À Québec, l'opposition lui reproche de ne pas avoir respecté le code d'éthique édicté en 2003 par le premier ministre Jean Charest, qui imposait un purgatoire de deux ans à ses ministres avant d'accepter une nomination à un conseil d'administration ou à une fonction au sein d'une entreprise avec laquelle ils ont eu «des rapports officiels directs et importants» pendant leur dernière année en fonction.
M. Corbeil fait une lecture assez originale de la directive du premier ministre: «La teneur de cette directive est pour éviter que quelqu'un se prépare une piste d'atterrissage à la fin de sa vie publique, ce qui n'est pas mon cas parce que j'avais sollicité un renouvellement de mandat.»
Assez ironiquement, à l'époque où il était ministre, M. Corbeil s'était placé dans une position tout aussi embarrassante pour avoir fait la démarche inverse, c'est-à-dire en intervenant en faveur d'une avionnerie de Val-d'Or dont il était actionnaire avant son entrée en politique.
Même si le p.-d.g. de Canadian Royalties reconnaît avoir retenu ses services comme conseiller parce qu'il a «beaucoup de connaissances, de contacts», il se défend bien d'agir comme lobbyiste.
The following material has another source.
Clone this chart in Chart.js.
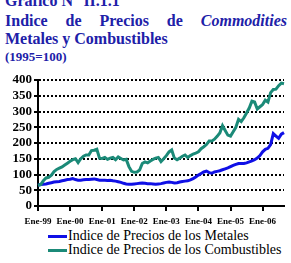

Bien sûr, il savait que cette entreprise avait un projet d'un demi-milliard dans le Nunavik, mais simplement «parce qu'on en faisait état sur la place publique».
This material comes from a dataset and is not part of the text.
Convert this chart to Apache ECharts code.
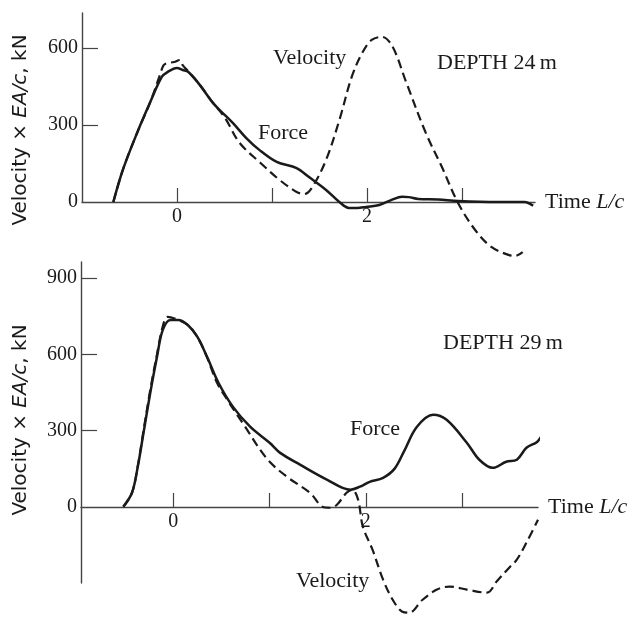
<!DOCTYPE html>
<html>
<head>
<meta charset="utf-8">
<script src="https://cdn.jsdelivr.net/npm/echarts@6/dist/echarts.min.js"></script>
<style>
  html, body { margin: 0; padding: 0; background: #fff; }
  #chart { width: 632px; height: 617px; }
</style>
</head>
<body>
<div id="chart"></div>
<script>
// depth 24 m, [time L/c, kN]
const force24 = [
  [-0.67, 0], [-0.57, 125], [-0.42, 269], [-0.28, 390], [-0.16, 487], [-0.1, 506],
  [0, 522], [0.06, 514], [0.12, 506], [0.24, 456], [0.37, 390], [0.45, 358],
  [0.59, 307], [0.73, 249], [0.87, 202], [1.05, 156], [1.26, 132], [1.39, 97],
  [1.57, 47], [1.71, 0], [1.81, -23], [1.9, -23], [1.99, -19], [2.13, -12],
  [2.26, 8], [2.37, 20], [2.44, 19], [2.54, 12], [2.75, 10], [2.96, 4],
  [3.38, 0], [3.66, 0], [3.75, -15]
]
const velocity24 = [
  [-0.67, 0], [-0.57, 125], [-0.42, 269], [-0.28, 390], [-0.18, 494], [-0.14, 533],
  [-0.1, 541], [-0.03, 545], [0.03, 553], [0.06, 533], [0.12, 508], [0.24, 456],
  [0.37, 390], [0.45, 355], [0.52, 319], [0.66, 230], [0.88, 152], [1.08, 86],
  [1.26, 39], [1.34, 31], [1.42, 55], [1.57, 164], [1.71, 319], [1.84, 487],
  [1.95, 580], [2.05, 631], [2.16, 643], [2.27, 605], [2.41, 470], [2.62, 269],
  [2.79, 136], [2.96, -4], [3.14, -109], [3.31, -175], [3.49, -206], [3.56, -210],
  [3.64, -195]
]
// depth 29 m
const force29 = [
  [-0.52, 0], [-0.43, 55], [-0.37, 157], [-0.31, 291], [-0.24, 448], [-0.17, 590],
  [-0.11, 696], [-0.03, 735], [0.05, 735], [0.15, 715], [0.25, 668], [0.35, 590],
  [0.47, 487], [0.62, 393], [0.8, 314], [1.0, 252], [1.11, 212], [1.32, 165],
  [1.6, 106], [1.84, 67], [1.94, 79], [2.04, 98], [2.18, 114], [2.3, 150],
  [2.4, 220], [2.53, 314], [2.7, 362], [2.84, 342], [3.05, 252], [3.18, 185],
  [3.32, 153], [3.46, 177], [3.57, 185], [3.67, 232], [3.78, 255], [3.88, 295],
  [3.96, 295]
]
const velocity29 = [
  [-0.52, 0], [-0.43, 55], [-0.37, 160], [-0.31, 300], [-0.24, 460], [-0.17, 600],
  [-0.11, 710], [-0.06, 747], [0.05, 735], [0.15, 715], [0.25, 668], [0.35, 588],
  [0.45, 491], [0.56, 421], [0.72, 330], [0.97, 190], [1.18, 118], [1.42, 55],
  [1.55, 0], [1.63, -4], [1.7, 8], [1.8, 55], [1.86, 67], [1.92, 28],
  [1.97, -79], [2.07, -169], [2.18, -287], [2.28, -366], [2.38, -413], [2.45, -417],
  [2.59, -366], [2.74, -326], [2.87, -314], [3.05, -326], [3.26, -338], [3.36, -294],
  [3.5, -236], [3.57, -208], [3.67, -141], [3.79, -51]
]
const xTicks = [0, 1, 2, 3]
const xLabels = [0, 2]
const yTicks24 = [300, 600]
const yLabels24 = [0, 300, 600]
const yTicks29 = [300, 600, 900]
const yLabels29 = [0, 300, 600, 900]

const serif = "Liberation Serif"
const sans = "DejaVu Sans"
const ink = "#1a1a1a"
const axisColor = "#444"

function xAxisOf(gridIndex, min, max, offset) {
  return {
    type: "value",
    gridIndex: gridIndex,
    position: "bottom",
    offset: offset,
    min: min,
    max: max,
    name: "Time {i|L/c}",
    nameLocation: "end",
    nameGap: 10,
    nameTextStyle: {
      fontFamily: serif, fontSize: 22, color: ink, verticalAlign: "middle",
      rich: { i: { fontFamily: serif, fontSize: 22, fontStyle: "italic", color: ink } },
    },
    axisLine: { onZero: false, lineStyle: { color: axisColor, width: 1.4 } },
    axisTick: { inside: true, length: 14, customValues: xTicks, lineStyle: { color: axisColor, width: 1.2 } },
    axisLabel: { customValues: xLabels, margin: 5, fontFamily: serif, fontSize: 20, color: ink },
    splitLine: { show: false },
  }
}

function yAxisOf(gridIndex, min, max, ticks, labels) {
  return {
    type: "value",
    gridIndex: gridIndex,
    min: min,
    max: max,
    axisLine: { show: true, onZero: false, lineStyle: { color: axisColor, width: 1.4 } },
    axisTick: { inside: true, length: 16, customValues: ticks, lineStyle: { color: axisColor, width: 1.2 } },
    axisLabel: { customValues: labels, margin: 4, fontFamily: serif, fontSize: 20, color: ink },
    splitLine: { show: false },
  }
}

function lineOf(name, idx, data, dashed) {
  return {
    name: name,
    type: "line",
    xAxisIndex: idx,
    yAxisIndex: idx,
    data: data,
    smooth: 0.35,
    clip: false,
    symbol: "none",
    silent: true,
    lineStyle: dashed
      ? { color: ink, width: 2.2, type: [9, 5] }
      : { color: ink, width: 2.5 },
  }
}

function note(text, x, y) {
  return {
    type: "text",
    x: x,
    y: y,
    style: { text: text, fontFamily: serif, fontSize: 22, fill: ink, align: "left", verticalAlign: "middle" },
  }
}

function axisTitle(x, y) {
  return {
    type: "text",
    x: x,
    y: y,
    rotation: Math.PI / 2,
    style: {
      text: "Velocity × {i|EA/c}, kN",
      fontFamily: sans,
      fontSize: 20,
      fill: ink,
      align: "center",
      verticalAlign: "middle",
      rich: { i: { fontFamily: sans, fontSize: 20, fontStyle: "italic", fill: ink } },
    },
  }
}

const myChart = echarts.init(document.getElementById("chart"), null, { renderer: "canvas" })
myChart.setOption({
  backgroundColor: "#fff",
  animation: false,
  grid: [
    { left: 82, top: 13, width: 453, height: 189 },
    { left: 81, top: 262, width: 457, height: 321 },
  ],
  xAxis: [xAxisOf(0, -1, 3.77, 0), xAxisOf(1, -0.96, 3.79, -76)],
  yAxis: [yAxisOf(0, 0, 736, yTicks24, yLabels24), yAxisOf(1, -300, 963, yTicks29, yLabels29)],
  series: [
    lineOf("Velocity 24", 0, velocity24, true),
    lineOf("Force 24", 0, force24, false),
    lineOf("Velocity 29", 1, velocity29, true),
    lineOf("Force 29", 1, force29, false),
  ],
  graphic: [
    axisTitle(21, 130),
    axisTitle(21, 420),
    note("Velocity", 273, 58),
    note("Force", 258, 133),
    note("DEPTH 24\u2009m", 437, 63),
    note("DEPTH 29\u2009m", 443, 343),
    note("Force", 350, 429),
    note("Velocity", 296, 581),
  ],
})

window.addEventListener("resize", () => {
  myChart.resize()
})
</script>
</body>
</html>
M. Corbeil n'a pas rompu avec la politique pour autant. L'été dernier, il voyageait encore dans le Grand Nord à bord d'un avion gouvernemental en compagnie d'anciens collègues du cabinet Charest. Il préside aussi un comité de réflexion du PLQ. Où est le problème? Brian Mulroney n'a pas coupé ses liens avec le Parti conservateur, et cela ne l'empêche pas de faire des affaires!